Gorsuch found that investigators were too often equating poverty with neglect, they didn’t understand addiction and might remove a child because one household member was using drugs even when another relative in the home could care for the child.
She also found that Black children were disproportionately being removed from two high-poverty ZIP codes.
When investigators told her they were trying to keep children safe, she posed a simple question: Are Broward kids really more unsafe than kids in the rest of Florida?
The limits of miracles
Even miracles have their limits, though.
High up in the story, Robin Rosenberg of Florida Children First – a group which, itself, has long been a big part of the problem, is allowed to frame the issue as, in essence: Poverty makes those people bad parents who neglect their kids. She tells us, in effect: Well yes, the kids could remain home but only with lots of “social services” and “monitoring” – in other words, constant, onerous surveillance and pointless hoops to jump through. Only much farther down, in that section about Broward County, do we learn that poverty itself often is confused with neglect, and that is mentioned only in passing.
Then Rosenberg tells us the high rate of removal “is particularly frustrating in a region where millions are spent on child abuse prevention programs.” Because her mindset – that the parents may not be evil but they sure are sick, sick, sick! – runs so deep, it apparently never occurs to Rosenberg (or the Times) that the problem might be that a lot of prevention money goes to the wrong places: largely help that makes the helpers feel good, such as “counseling” and “parent education,” instead of concrete help to deal with poverty.

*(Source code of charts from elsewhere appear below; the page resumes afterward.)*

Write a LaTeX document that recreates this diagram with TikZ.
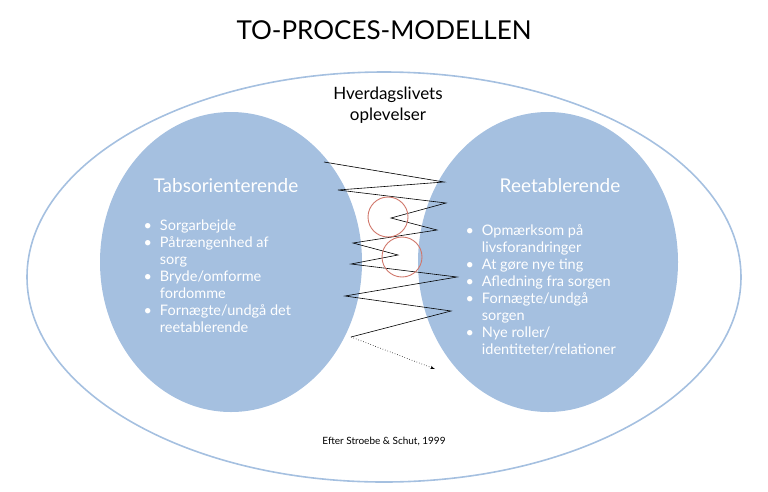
\documentclass[tikz,border=0pt]{standalone}
\usepackage{fontspec}
\setmainfont{Lato}
\usetikzlibrary{positioning,arrows}
\definecolor{bubble}{HTML}{A5C0E0}
\definecolor{ring}{HTML}{D0766A}
\begin{document}
\begin{tikzpicture}[x=1pt,y=-1pt]
	\tikzset{head style/.style={text=white, font=\fontsize{19}{22}\selectfont},
	  list style/.style={text=white, font=\fontsize{14.5}{17}\selectfont, align=left, anchor=north west}}
	\useasboundingbox (0,0) rectangle (768,491);
	\node (title) at (384,30) {\fontsize{26}{30}\selectfont TO-PROCES-MODELLEN};
	\draw[bubble, line width=1.6pt] (384,277) ellipse [x radius=357, y radius=205];
	\fill[bubble] (231,262) ellipse [x radius=131, y radius=150];
	\fill[bubble] (548,262) ellipse [x radius=130, y radius=150];
	\node[align=center, font=\fontsize{17}{21}\selectfont] (daily) at (388,105) {Hverdagslivets\\oplevelser};
	\node[head style] (left) at (226,186) {Tabsorienterende};
	\node[head style] (right) at (560,186) {Reetablerende};
	\node[list style] (llist) at (140,215) {%
	  \begin{tabular}{@{}l@{\hspace{8pt}}l@{}}
	  \textbullet & Sorgarbejde\\
	  \textbullet & Påtrængenhed af\\ & sorg\\
	  \textbullet & Bryde/omforme\\ & fordomme\\
	  \textbullet & Fornægte/undgå det\\ & reetablerende
	  \end{tabular}};
	\node[list style] (rlist) at (462,220) {%
	  \begin{tabular}{@{}l@{\hspace{8pt}}l@{}}
	  \textbullet & Opmærksom på\\ & livsforandringer\\
	  \textbullet & At gøre nye ting\\
	  \textbullet & Afledning fra sorgen\\
	  \textbullet & Fornægte/undgå\\ & sorgen\\
	  \textbullet & Nye roller/\\ & identiteter/relationer
	  \end{tabular}};
	% zigzag between the two
	\coordinate (z0) at (324,162);
	\coordinate (zend) at (351,337);
	\coordinate (tip) at (435,369);
	\draw[line width=0.6pt] (z0) -- (444,182) -- (338,190) -- (446,203) -- (391,218)
	  -- (437,230) -- (353,243) -- (398,255) -- (351,264) -- (457,277)
	  -- (345,296) -- (451,311) -- (zend);
	\draw[dotted, -latex', line width=0.6pt] (zend) -- (tip);
	\draw[ring, line width=0.9pt] (388,217) circle [radius=20];
	\draw[ring, line width=0.9pt] (402,257) circle [radius=20];
	\node[font=\fontsize{10}{12}\selectfont] (source) at (384,441) {Efter Stroebe \& Schut, 1999};
\end{tikzpicture}
\end{document}
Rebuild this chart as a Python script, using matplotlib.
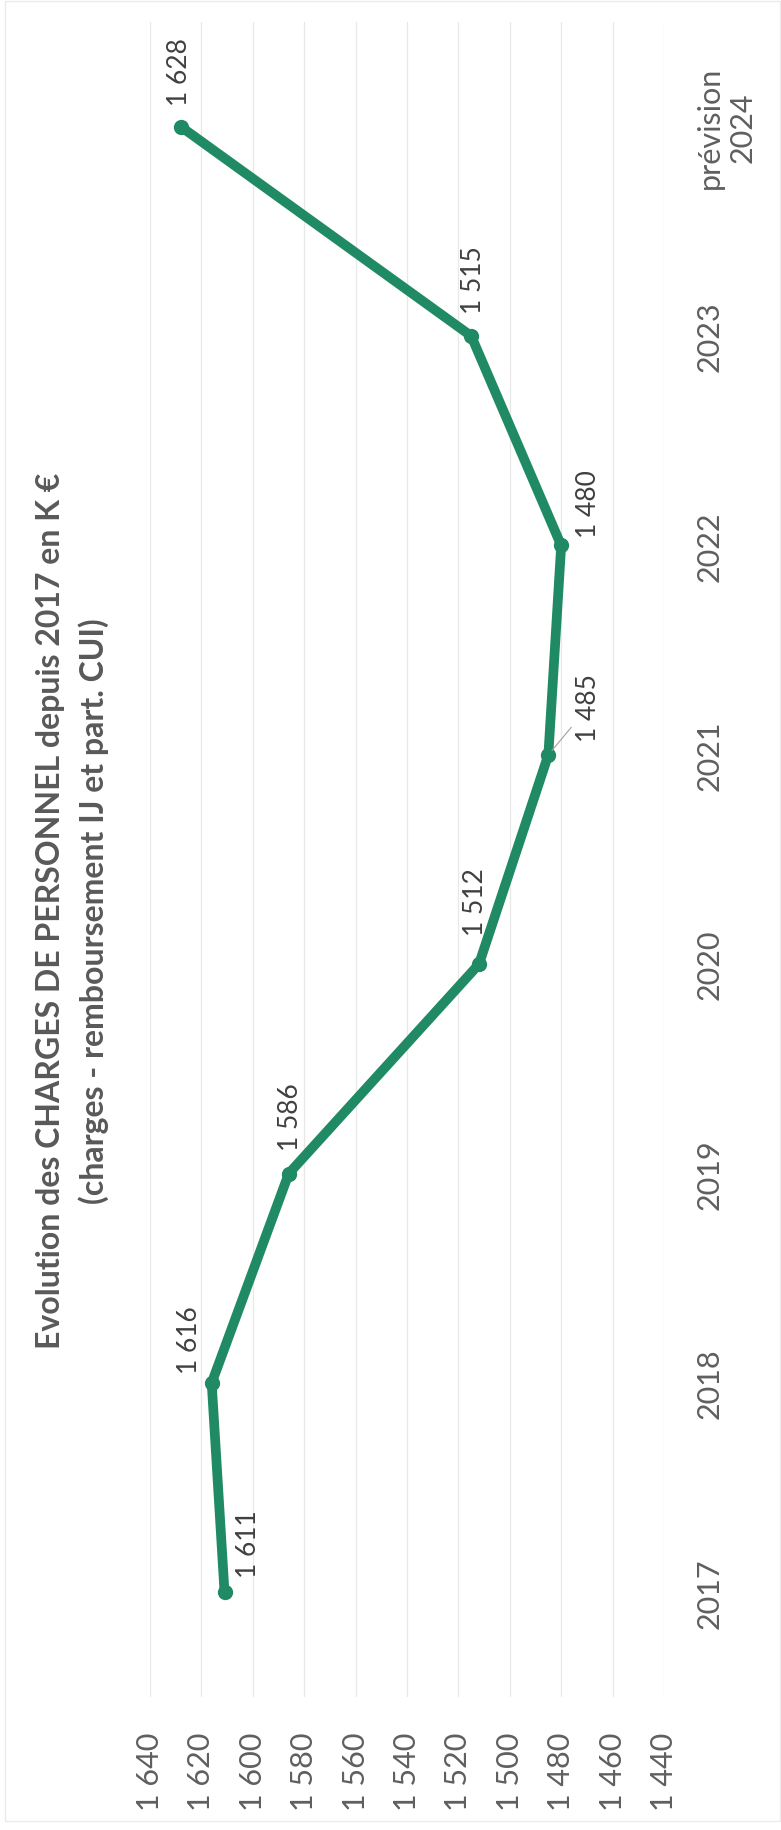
import matplotlib
matplotlib.use("Agg")
import matplotlib.pyplot as plt
from matplotlib.patches import Rectangle

plt.rcParams['font.family'] = ['Lato', 'DejaVu Sans']

# charges de personnel (K€)
years = ['2017', '2018', '2019', '2020', '2021', '2022', '2023', 'prévision\n2024']
charges = [1611, 1616, 1586, 1512, 1485, 1480, 1515, 1628]
value_ticks = [1440, 1460, 1480, 1500, 1520, 1540, 1560, 1580, 1600, 1620, 1640]

title_1 = 'Evolution des CHARGES DE PERSONNEL depuis 2017 en K €'
title_2 = '(charges - remboursement IJ et part. CUI)'

# where each value label sits relative to its point (pixels)
label_offsets = [(24, 49), (-22, 44), (2, 57), (-3, 63), (40, 48), (27, 42), (2, 57), (-1, 56)]

W, H = 781, 1831
fig = plt.figure(figsize=(W / 100, H / 100), dpi=100)
fig.patch.set_facecolor('white')

# the page is turned: values run along x (reversed), years run up the page
ax = fig.add_axes([150 / W, 1 - 1698 / H, (664 - 150) / W, (1698 - 23) / H])
pos = list(range(len(years)))
green = '#1f8a63'
ax.plot(charges, pos, color=green, lw=7, solid_capstyle='round',
        marker='o', ms=10, mfc=green, mec=green, zorder=3)

ax.set_xlim(1640, 1440)
ax.set_ylim(-0.5, len(years) - 0.5)
ax.set_xticks(value_ticks)
ax.set_xticklabels(['{:,}'.format(v).replace(',', ' ') for v in value_ticks],
                   rotation=90, fontsize=22, color='#5f5f5f')
ax.yaxis.tick_right()
ax.set_yticks(pos)
ax.set_yticklabels(years, fontsize=22, color='#5f5f5f')
for lab in ax.get_yticklabels():
    lab.set_rotation(90)
    lab.set_ha('left')
    lab.set_va('center')
    lab.set_multialignment('center')
ax.tick_params(axis='x', length=0, pad=25)
ax.tick_params(axis='y', length=0, pad=23)
ax.grid(axis='x', color='#e8e8e8', lw=0.9)
ax.set_axisbelow(True)
for s in ax.spines.values():
    s.set_visible(False)

for i, (v, off) in enumerate(zip(charges, label_offsets)):
    txt = '{:,}'.format(v).replace(',', ' ')
    kw = {}
    if i == 4:
        kw['arrowprops'] = dict(arrowstyle='-', color='#a0a0a0', lw=0.8, shrinkA=2, shrinkB=4)
    ax.annotate(txt, (v, i), xytext=off, textcoords='offset pixels',
                rotation=90, ha='center', va='center', fontsize=19,
                color='#404040', zorder=4, **kw)

# title, two lines
fig.text(60 / W, 1 - 911 / H, title_1, rotation=90, rotation_mode='anchor',
         ha='center', va='baseline', fontsize=23, fontweight='bold', color='#595959')
fig.text(104 / W, 1 - 911 / H, title_2, rotation=90, rotation_mode='anchor',
         ha='center', va='baseline', fontsize=23, fontweight='bold', color='#595959')

# chart area border
fig.patches.append(Rectangle((5 / W, 1 - 1822 / H), (780 - 5) / W, (1822 - 2) / H,
                             transform=fig.transFigure, fill=False,
                             edgecolor='#ebebeb', lw=1))

fig.savefig('out.png', dpi=100)
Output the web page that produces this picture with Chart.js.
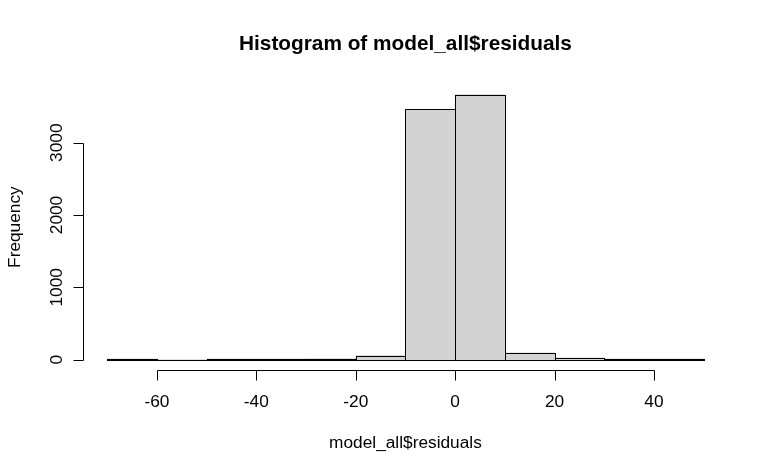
<!DOCTYPE html>
<html>
<head>
<meta charset="utf-8">
<script src="https://cdn.jsdelivr.net/npm/chart.js@4"></script>
<style>
  html, body { margin: 0; padding: 0; background: #fff; overflow: hidden; }
  canvas { display: block; }
</style>
</head>
<body>
<canvas id="hist" width="770" height="475"></canvas>
<script>
const binEdges = [-70, -60, -50, -40, -30, -20, -10, 0, 10, 20, 30, 40, 50]
const counts = [12, 0, 10, 11, 14, 55, 3460, 3665, 92, 25, 12, 10]
const xTicks = [-60, -40, -20, 0, 20, 40]
const yTicks = [0, 1000, 2000, 3000]
const mainTitle = "Histogram of model_all$residuals"
const xTitle = "model_all$residuals"
const yTitle = "Frequency"

const font = "'Liberation Sans', Arial, sans-serif"

// R pads the data range by 4% on each side
const xSpan = binEdges[binEdges.length - 1] - binEdges[0]
const yTop = Math.max(...counts)
const xMin = binEdges[0] - 0.04 * xSpan
const xMax = binEdges[binEdges.length - 1] + 0.04 * xSpan
const yMin = -0.04 * yTop
const yMax = yTop * 1.04

const bins = counts.map((c, i) => ({ x: (binEdges[i] + binEdges[i + 1]) / 2, y: c }))

const half = v => Math.round(v) + 0.5

// base-graphics style axes, outlines and labels
const rStyle = {
  id: "rStyle",
  afterDraw(chart) {
    const { ctx, chartArea: a, scales: { x, y } } = chart
    ctx.save()
    ctx.strokeStyle = "#000"
    ctx.fillStyle = "#000"
    ctx.lineWidth = 1

    // bar outlines (zero-height bins still show as a line)
    chart.getDatasetMeta(0).data.forEach(bar => {
      const p = bar.getProps(["x", "y", "base", "width"], true)
      const l = half(p.x - p.width / 2)
      const r = half(p.x + p.width / 2)
      const t = half(p.y)
      const b = half(p.base)
      ctx.strokeRect(l, t, r - l, b - t)
    })

    // x axis
    const ax = half(a.bottom)
    ctx.beginPath()
    ctx.moveTo(half(x.getPixelForValue(xTicks[0])), ax)
    ctx.lineTo(half(x.getPixelForValue(xTicks[xTicks.length - 1])), ax)
    xTicks.forEach(v => {
      const px = half(x.getPixelForValue(v))
      ctx.moveTo(px, ax)
      ctx.lineTo(px, ax + 10)
    })
    ctx.stroke()
    ctx.font = "17.3px " + font
    ctx.textAlign = "center"
    ctx.textBaseline = "alphabetic"
    xTicks.forEach(v => ctx.fillText(String(v), x.getPixelForValue(v), 406.5))

    // y axis
    const ay = half(a.left)
    ctx.beginPath()
    ctx.moveTo(ay, half(y.getPixelForValue(yTicks[0])))
    ctx.lineTo(ay, half(y.getPixelForValue(yTicks[yTicks.length - 1])))
    yTicks.forEach(v => {
      const py = half(y.getPixelForValue(v))
      ctx.moveTo(ay, py)
      ctx.lineTo(ay - 10, py)
    })
    ctx.stroke()
    yTicks.forEach(v => {
      ctx.save()
      ctx.translate(62, y.getPixelForValue(v))
      ctx.rotate(-Math.PI / 2)
      ctx.fillText(String(v), 0, 0)
      ctx.restore()
    })

    // titles
    const cx = (a.left + a.right) / 2
    ctx.fillText(xTitle, cx, 448)
    ctx.save()
    ctx.translate(20, (a.top + a.bottom) / 2)
    ctx.rotate(-Math.PI / 2)
    ctx.fillText(yTitle, 0, 0)
    ctx.restore()
    ctx.font = "bold 20.8px " + font
    ctx.fillText(mainTitle, cx, 50)

    ctx.restore()
  },
}

new Chart(document.getElementById("hist"), {
  type: "bar",
  data: {
    datasets: [
      {
        data: bins,
        backgroundColor: "#D3D3D3",
        borderWidth: 0,
        barPercentage: 1,
        categoryPercentage: 1,
      },
    ],
  },
  options: {
    responsive: false,
    animation: false,
    devicePixelRatio: 1,
    layout: { padding: { left: 83.4, right: 42.5, top: 84, bottom: 104.8 } },
    scales: {
      x: { type: "linear", min: xMin, max: xMax, offset: false, display: false },
      y: { type: "linear", min: yMin, max: yMax, display: false },
    },
    plugins: {
      legend: { display: false },
      tooltip: { enabled: false },
    },
  },
  plugins: [rStyle],
})
</script>
</body>
</html>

And while Gualtieri blames “inadequate social services,” for
why his office supposedly has to tear apart families at one of the highest
rates in the state, he is not asked why he doesn’t use some of his own budget
to provide those services. As we
pointed out in a previous post, Gualtieri
“You don’t whine about it. … You figure out a way to make it happen."
So why can’t the Pinellas County Sheriff’s office take some of its budget and use it for emergency cash assistance, and rent subsidies, and housing repairs, and childcare subsidies. Or at least follow the example of this police officer in Kansas City, Missouri.
Across the bay in Hillsborough County, their sheriff’s office blames high rates of removal on substance use. But only much farther down, again in that short section about Broward County, is there a hint that the knee-jerk response to substance use among poor people should not be to traumatize their children with needless foster care. (That is almost never the knee-jerk response to substance use among rich people).
We also don’t know if this story signals real change at the Tampa Bay Times – or if it’s more like: Oh alright, we’ll cover this angle once and then go back to business as usual.
We know only that it’s a start. And that it’s still not too late for three ghosts to drop in on some journalists at the Miami Herald. But, come to think of it, maybe that wouldn't be such a good idea. Knowing the Herald, they'd probably just write an editorial urging DCF to take away Tiny Tim because the Cratchits are so poor.